You will see them at every tournament – they struggle and debate to get on the line directly square to the target. But does it really matter whether you are square to it or just a yard or two off?
There are several possible reasons to be in this special position. It is the point that is closest to the target; any movement to the side will result in you shooting a longer distance. Also if you are off to the side then the circular target will appear to be an ellipse from your viewpoint, thus making the target physically smaller to aim at. Let us look at each of these in turn to see how much difference they actually make.
Let us start with the fact that you will be shooting a longer distance. This is because as everyone knows from their school days with Pythagoras the hypotenuse of a triangle (the side opposite the right angle) is the longest of its sides. To work out this extra distance let us suppose that the shooting distance is x metres and the new distance is y. If the displacement from the centre line is d then we can use Pythagoras’ Theorem to work out the new shooting distance. The table below details the extra distance shot for a sideways movement of 1, 2 and 3 metres (which is an awful lot) for three distances, a short, long and intermediate distance.
I shoot a 34 lb. bow and the difference in my sight mark between 40 m and 50 m is 25 mm. So if I was 2 metres off line at 50 metres, shooting an extra 40 millimetres I would have to change my sight mark by approximately one tenth of a millimetre. I think that even the best archers would be hard put to it to see the difference that made; in fact those people probably shoot faster bows giving flatter arrow flight and, therefore, even smaller changes in sight marks.
The other problem one could encounter is the fact that as you move to the side the circular target is going to look like an ellipse and therefore smaller than when square to it.

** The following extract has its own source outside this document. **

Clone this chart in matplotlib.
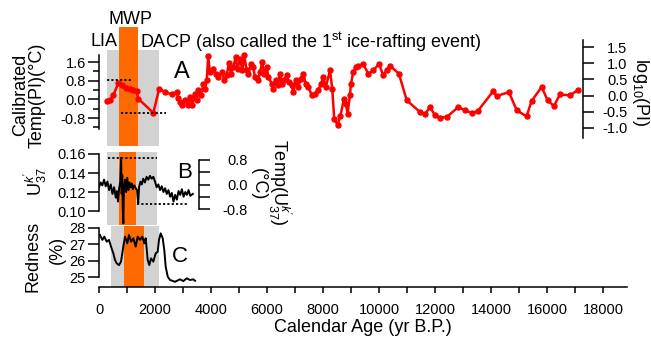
"""Paleoclimate records: calibrated temperature (PI), U37k' and redness vs calendar age."""

import matplotlib.pyplot as plt
from matplotlib.ticker import FixedLocator, FormatStrFormatter, MultipleLocator

plt.rcParams["font.family"] = ["Liberation Sans", "DejaVu Sans"]
plt.rcParams["mathtext.fontset"] = "custom"
plt.rcParams["mathtext.rm"] = "Liberation Sans"
plt.rcParams["mathtext.it"] = "Liberation Sans:italic"

# ---- data ----
red_age = [275, 393, 510, 690, 810, 950, 1100, 1230, 1350, 1400, 1940, 2150, 2360,
           2600, 2770, 2830, 2890, 2980, 3070, 3170, 3250, 3330, 3430, 3490, 3550,
           3640, 3730, 3790, 3850, 3900, 3960, 4080, 4170, 4260, 4380, 4480, 4560,
           4640, 4710, 4800, 4880, 4950, 5040, 5120, 5190, 5270, 5330, 5430, 5510,
           5570, 5690, 5750, 5830, 5900, 5990, 6050, 6170, 6230, 6310, 6380, 6460,
           6520, 6620, 6700, 6790, 6880, 6940, 7020, 7120, 7200, 7300, 7380, 7480,
           7600, 7710, 7830, 7930, 8010, 8100, 8250, 8330, 8400, 8520, 8620, 8750,
           8810, 8880, 8960, 9000, 9080, 9170, 9260, 9440, 9620, 9800, 10000, 10150,
           10270, 10390, 10710, 10990, 11460, 11640, 11820, 12000, 12180, 12420,
           12830, 13070, 13310, 13520, 14080, 14200, 14640, 14920, 15270, 15450,
           15810, 16020, 16250, 16460, 16820, 17120]
red_temp = [-0.09, -0.01, 0.17, 0.70, 0.60, 0.48, 0.43, 0.38, 0.34, 0.03, -0.58, 0.46, 0.31,
            0.21, 0.31, 0.07, -0.11, -0.26, -0.04, -0.23, 0.10, -0.26, 0.24, -0.04, 0.41,
            0.17, 0.67, 0.46, 0.84, 1.84, 1.17, 1.31, 1.10, 0.95, 1.17, 0.84, 1.03,
            1.55, 1.10, 1.38, 1.81, 1.31, 1.74, 1.24, 1.88, 1.24, 1.10, 1.52, 1.38,
            0.95, 0.81, 1.17, 1.59, 1.10, 1.38, 0.95, 0.67, 0.46, 0.81, 0.60, 1.10,
            0.67, 0.84, 1.03, 0.74, 0.60, 0.31, 0.81, 0.53, 0.88, 1.10, 0.67, 0.53,
            0.17, 0.21, 0.38, 0.67, 0.95, 0.53, 1.24, 0.46, -0.83, -1.10, -0.72, 0.03,
            -0.18, -0.61, 0.17, 0.67, 1.17, 1.38, 1.45, 1.50, 1.10, 1.24, 1.52, 1.03,
            1.24, 1.45, 1.10, -0.04, -0.54, -0.64, -0.33, -0.68, -0.78, -0.76,
            -0.33, -0.47, -0.58, -0.51, 0.35, 0.14, 0.31, -0.47, -0.73, -0.07,
            0.53, -0.04, -0.29, 0.21, 0.17, 0.41]

uk_age = [0, 60, 120, 180, 240, 300, 360, 420, 480, 540, 600, 640, 680, 720, 760,
          790, 810, 830, 850, 870, 890, 930, 970, 1010, 1050, 1090, 1130, 1170, 1210,
          1260, 1310, 1360, 1400, 1430, 1480, 1530, 1580, 1640, 1700, 1760, 1820,
          1880, 1940, 2000, 2060, 2120, 2180, 2240, 2300, 2360, 2420, 2480, 2540,
          2600, 2660, 2720, 2780, 2840, 2900, 2960, 3020, 3080, 3140, 3200, 3260, 3350]
uk_val = [0.125, 0.130, 0.127, 0.133, 0.126, 0.131, 0.122, 0.128, 0.118, 0.125, 0.114,
          0.121, 0.110, 0.124, 0.131, 0.156, 0.118, 0.138, 0.100, 0.087, 0.125, 0.133,
          0.120, 0.135, 0.122, 0.130, 0.125, 0.129, 0.123, 0.127, 0.124, 0.122, 0.108,
          0.125, 0.131, 0.128, 0.134, 0.130, 0.136, 0.133, 0.137, 0.134, 0.136, 0.131,
          0.125, 0.128, 0.122, 0.126, 0.120, 0.124, 0.118, 0.122, 0.115, 0.119, 0.110,
          0.117, 0.112, 0.121, 0.117, 0.123, 0.115, 0.120, 0.117, 0.122, 0.116, 0.118]

red_age_c = [36, 118, 189, 275, 357, 429, 511, 571, 632, 714, 786, 868, 928, 1011,
             1071, 1143, 1225, 1310, 1382, 1464, 1546, 1618, 1668, 1739, 1796, 1857,
             1939, 2025, 2096, 2143, 2203, 2275, 2332, 2382, 2454, 2536, 2714, 2893,
             3011, 3132, 3250, 3368, 3430]
redness = [27.57, 27.27, 27.47, 27.16, 27.27, 26.86, 26.45, 26.04, 25.84, 25.73, 25.94,
           26.86, 27.47, 27.06, 27.57, 27.16, 27.37, 26.86, 27.47, 27.27, 27.47, 27.06,
           27.37, 26.04, 25.73, 26.14, 25.94, 26.45, 26.55, 27.27, 27.67, 27.37, 26.65,
           25.63, 25.02, 24.82, 24.71, 24.86, 24.75, 24.92, 24.82, 24.86, 24.77]

# climate episodes (start, end) per panel: LIA..DACP grey, MWP orange
gray_spans = [(297, 2130), (297, 2080), (429, 2150)]
mwp_spans = [(726, 1390), (726, 1321), (905, 1618)]
# reference levels (dotted)
a_levels = [(0.85, 275, 1225), (-0.59, 786, 2382)]
b_levels = [(0.1555, 333, 2060), (0.1074, 1345, 3190)]

GRAY = "#d2d2d2"
ORANGE = "#ff6a00"
W, H = 651, 339
XMAX = 528 / 0.028


def box(top, bottom):
    return [99 / W, 1 - bottom / H, 528 / W, (bottom - top) / H]


def style(ax):
    ax.patch.set_visible(False)
    for s in ax.spines.values():
        s.set_visible(False)
        s.set_linewidth(1.1)
    ax.set_xlim(0, XMAX)
    ax.tick_params(axis="x", bottom=False, labelbottom=False, top=False)
    ax.tick_params(axis="y", which="major", length=8, width=1.1, labelsize=10.5, pad=1.5)
    ax.tick_params(axis="y", which="minor", length=4, width=1.1)


fig = plt.figure(figsize=(W / 100, H / 100), dpi=100)

# ---- panel A ----
axA = fig.add_axes(box(38, 146))
style(axA)
axA.axvspan(*gray_spans[0], ymax=(146 - 50) / 108, color=GRAY, lw=0)
axA.axvspan(*mwp_spans[0], ymax=(146 - 27) / 108, color=ORANGE, lw=0, clip_on=False)
axA.plot(red_age, red_temp, color="#ff0000", marker="o", ms=3.6, lw=1.8)
for y, x0, x1 in a_levels:
    axA.hlines(y, x0, x1, colors="black", linestyles=(0, (1.2, 1.2)), lw=1.3)
axA.set_ylim(-2.0, 2.63)
axA.spines["left"].set_visible(True)
axA.spines["left"].set_bounds(-1.25, 1.9)
axA.yaxis.set_major_locator(FixedLocator([-0.8, 0.0, 0.8, 1.6]))
axA.yaxis.set_minor_locator(FixedLocator([-1.2, -0.4, 0.4, 1.2]))
axA.yaxis.set_major_formatter(FormatStrFormatter("%.1f"))

axA2 = axA.twinx()
style(axA2)
axA2.set_ylim(-1.56, 1.78)
axA2.spines["right"].set_visible(True)
axA2.spines["right"].set_position(("data", 17286))
axA2.spines["right"].set_bounds(-1.3, 1.72)
axA2.yaxis.set_major_locator(FixedLocator([-1.0, -0.5, 0.0, 0.5, 1.0, 1.5]))
axA2.yaxis.set_major_formatter(FormatStrFormatter("%.1f"))
axA2.tick_params(axis="y", pad=24)
for lab in axA2.get_yticklabels():
    lab.set_ha("right")

# ---- panel B ----
axB = fig.add_axes(box(152, 225))
style(axB)
axB.axvspan(*gray_spans[1], color=GRAY, lw=0)
axB.axvspan(*mwp_spans[1], color=ORANGE, lw=0)
axB.plot(uk_age, uk_val, color="black", lw=1.4)
for y, x0, x1 in b_levels:
    axB.hlines(y, x0, x1, colors="black", linestyles=(0, (1.2, 1.2)), lw=1.3)
axB.set_ylim(0.0853, 0.1621)
axB.spines["left"].set_visible(True)
axB.spines["left"].set_bounds(0.10, 0.16)
axB.yaxis.set_major_locator(FixedLocator([0.10, 0.12, 0.14, 0.16]))
axB.yaxis.set_major_formatter(FormatStrFormatter("%.2f"))

axB2 = axB.twinx()
style(axB2)
axB2.set_ylim(-1.32, 1.06)
axB2.spines["right"].set_visible(True)
axB2.spines["right"].set_position(("data", 3571))
axB2.spines["right"].set_bounds(-0.8, 0.8)
axB2.yaxis.set_major_locator(FixedLocator([-0.8, 0.0, 0.8]))
axB2.yaxis.set_minor_locator(FixedLocator([-0.4, 0.4]))
axB2.yaxis.set_major_formatter(FormatStrFormatter("%.1f"))
axB2.tick_params(axis="y", which="minor", length=8)
axB2.tick_params(axis="y", pad=27)
for lab in axB2.get_yticklabels():
    lab.set_ha("right")

# ---- panel C ----
axC = fig.add_axes(box(226, 287))
style(axC)
axC.axvspan(*gray_spans[2], color=GRAY, lw=0)
axC.axvspan(*mwp_spans[2], color=ORANGE, lw=0)
axC.plot(red_age_c, redness, color="black", lw=1.4)
axC.set_ylim(24.39, 28.12)
axC.spines["left"].set_visible(True)
axC.spines["left"].set_bounds(25, 28)
axC.yaxis.set_major_locator(FixedLocator([25, 26, 27, 28]))
axC.spines["bottom"].set_visible(True)
axC.xaxis.set_major_locator(MultipleLocator(2000))
axC.xaxis.set_minor_locator(MultipleLocator(1000))
axC.tick_params(axis="x", which="both", bottom=True, labelbottom=True,
                length=4.5, width=1.1, labelsize=10.5, pad=7)

# ---- labels / annotations ----
fs = 13
fig.text(131 / W, 1 - 19 / H, "MWP", fontsize=fs, ha="center", va="center")
fig.text(91 / W, 1 - 42 / H, "LIA", fontsize=fs, ha="left", va="center")
fig.text(140 / W, 1 - 42 / H, "DACP (also called the 1$^{\\mathrm{st}}$ ice-rafting event)",
         fontsize=fs, ha="left", va="center")
fig.text(182 / W, 1 - 72 / H, "A", fontsize=17, ha="center", va="center")
fig.text(185 / W, 1 - 173 / H, "B", fontsize=16, ha="center", va="center")
fig.text(180 / W, 1 - 256 / H, "C", fontsize=16, ha="center", va="center")

fig.text(21 / W, 1 - 95 / H, "Calibrated", fontsize=fs, rotation=90, ha="center", va="center")
fig.text(37 / W, 1 - 95 / H, "Temp(PI)(°C)", fontsize=fs, rotation=90, ha="center", va="center")
fig.text(35 / W, 1 - 182 / H, "U$^{k'}_{37}$", fontsize=fs, rotation=90, ha="center", va="center")
fig.text(33 / W, 1 - 256 / H, "Redness", fontsize=fs, rotation=90, ha="center", va="center")
fig.text(57 / W, 1 - 250 / H, "(%)", fontsize=fs, rotation=90, ha="center", va="center")

fig.text(641 / W, 1 - 92 / H, "log$_{10}$(PI)", fontsize=fs, rotation=-90, ha="center", va="center")
fig.text(280 / W, 1 - 182 / H, "Temp(U$^{k'}_{37}$)", fontsize=fs, rotation=-90,
         ha="center", va="center")
fig.text(258 / W, 1 - 184 / H, "(°C)", fontsize=fs, rotation=-90, ha="center", va="center")

fig.text(363 / W, 1 - 328 / H, "Calendar Age (yr B.P.)", fontsize=fs, ha="center", va="center")

fig.savefig("out.png", dpi=100)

This apparent change is governed by the Cosine Law. The change being the cosine of the displacement angle marked a on the diagram. Calculating the apparent change in horizontal width (the apparent height stays the same, of course) the results appear in Table 2.

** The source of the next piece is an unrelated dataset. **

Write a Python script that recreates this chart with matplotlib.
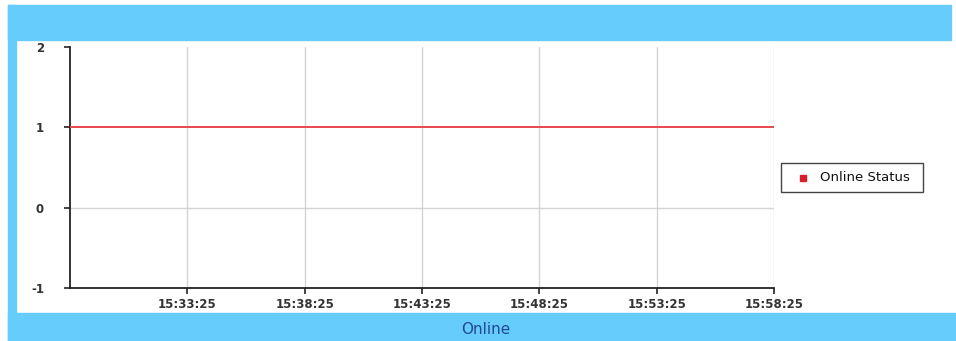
import matplotlib
matplotlib.use("Agg")
import matplotlib.pyplot as plt
import matplotlib.dates as mdates
from matplotlib.patches import Rectangle
from matplotlib.lines import Line2D
from datetime import datetime

plt.rcParams["axes.unicode_minus"] = False

# Sampled online status over the half hour window
times = ["15:28:25", "15:33:25", "15:38:25", "15:43:25", "15:48:25", "15:53:25", "15:58:25"]
status = [1, 1, 1, 1, 1, 1, 1]
tick_labels = ["15:33:25", "15:38:25", "15:43:25", "15:48:25", "15:53:25", "15:58:25"]
y_ticks = [-1, 0, 1, 2]
series_name = "Online Status"
title = "Online"

def to_dt(s):
    return datetime.strptime("2020-01-01 " + s, "%Y-%m-%d %H:%M:%S")

x = [to_dt(t) for t in times]
xt = [to_dt(t) for t in tick_labels]

W, H = 956, 341
fig = plt.figure(figsize=(W / 100, H / 100), dpi=100)
fig.patch.set_facecolor("white")

def fx(px):
    return px / W

def fy(py):
    return 1 - py / H

blue = "#66ccfb"
# blue frame: top band, left strip, bottom band
fig.patches.append(Rectangle((fx(8), fy(40)), 943 / W, 35 / H, transform=fig.transFigure,
                             color=blue, zorder=0))
fig.patches.append(Rectangle((fx(8), 0), 8 / W, fy(5), transform=fig.transFigure,
                             color=blue, zorder=0))
fig.patches.append(Rectangle((fx(8), 0), 948 / W, 28 / H, transform=fig.transFigure,
                             color=blue, zorder=0))

left, right, top, bottom = 70, 774, 47, 288
ax = fig.add_axes([fx(left), fy(bottom), (right - left) / W, (bottom - top) / H])
ax.set_facecolor("none")

line, = ax.plot(x, status, color="#e8474c", lw=1.4, zorder=3, label=series_name)

ax.set_xlim(x[0], x[-1])
ax.set_ylim(-1, 2)
ax.set_yticks(y_ticks)
ax.set_xticks(xt)
ax.xaxis.set_major_formatter(mdates.DateFormatter("%H:%M:%S"))

for t in xt:
    ax.axvline(t, color="#d4d4d4", lw=1, zorder=1)
ax.axhline(0, color="#d4d4d4", lw=1, zorder=1)

for s in ["top", "right"]:
    ax.spines[s].set_visible(False)
for s in ["left", "bottom"]:
    ax.spines[s].set_color("#222222")
    ax.spines[s].set_linewidth(1.3)

ax.tick_params(axis="both", direction="out", length=4.3, width=1.2, color="#222222",
               labelsize=8.5, labelcolor="#333333")
ax.tick_params(axis="y", pad=14.5)
ax.tick_params(axis="x", pad=3.2)
for lbl in ax.get_xticklabels() + ax.get_yticklabels():
    lbl.set_fontweight("bold")

# legend box on the right
fig.patches.append(Rectangle((fx(781), fy(192)), 142 / W, 29 / H, transform=fig.transFigure,
                             facecolor="white", edgecolor="#444444", lw=1.0, zorder=2))
fig.add_artist(Line2D([fx(803)], [fy(177.5)], transform=fig.transFigure, color="#d81e28",
                      marker="s", markersize=4, ls="none", zorder=3))
fig.text(fx(820), fy(177.5), series_name, ha="left", va="center", fontsize=9.5,
         color="#111111", zorder=3)

fig.text(fx(486), fy(329), title, ha="center", va="center", fontsize=11,
         color="#1f4a96")

fig.savefig("out.png", dpi=100)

I find it difficult to believe that many people could notice even the greatest of these, a 4.1 mm change in width of a full size boss, and this while standing three metres from the centre line at eighteen metres. In practice it would look odd to stand more than about a metre off at this distance.
So why do archers struggle to get that central position? I can only suppose that they have a mental image that this must be the best position, which it is, but by so little that it really makes no physical difference to anyone’s shooting.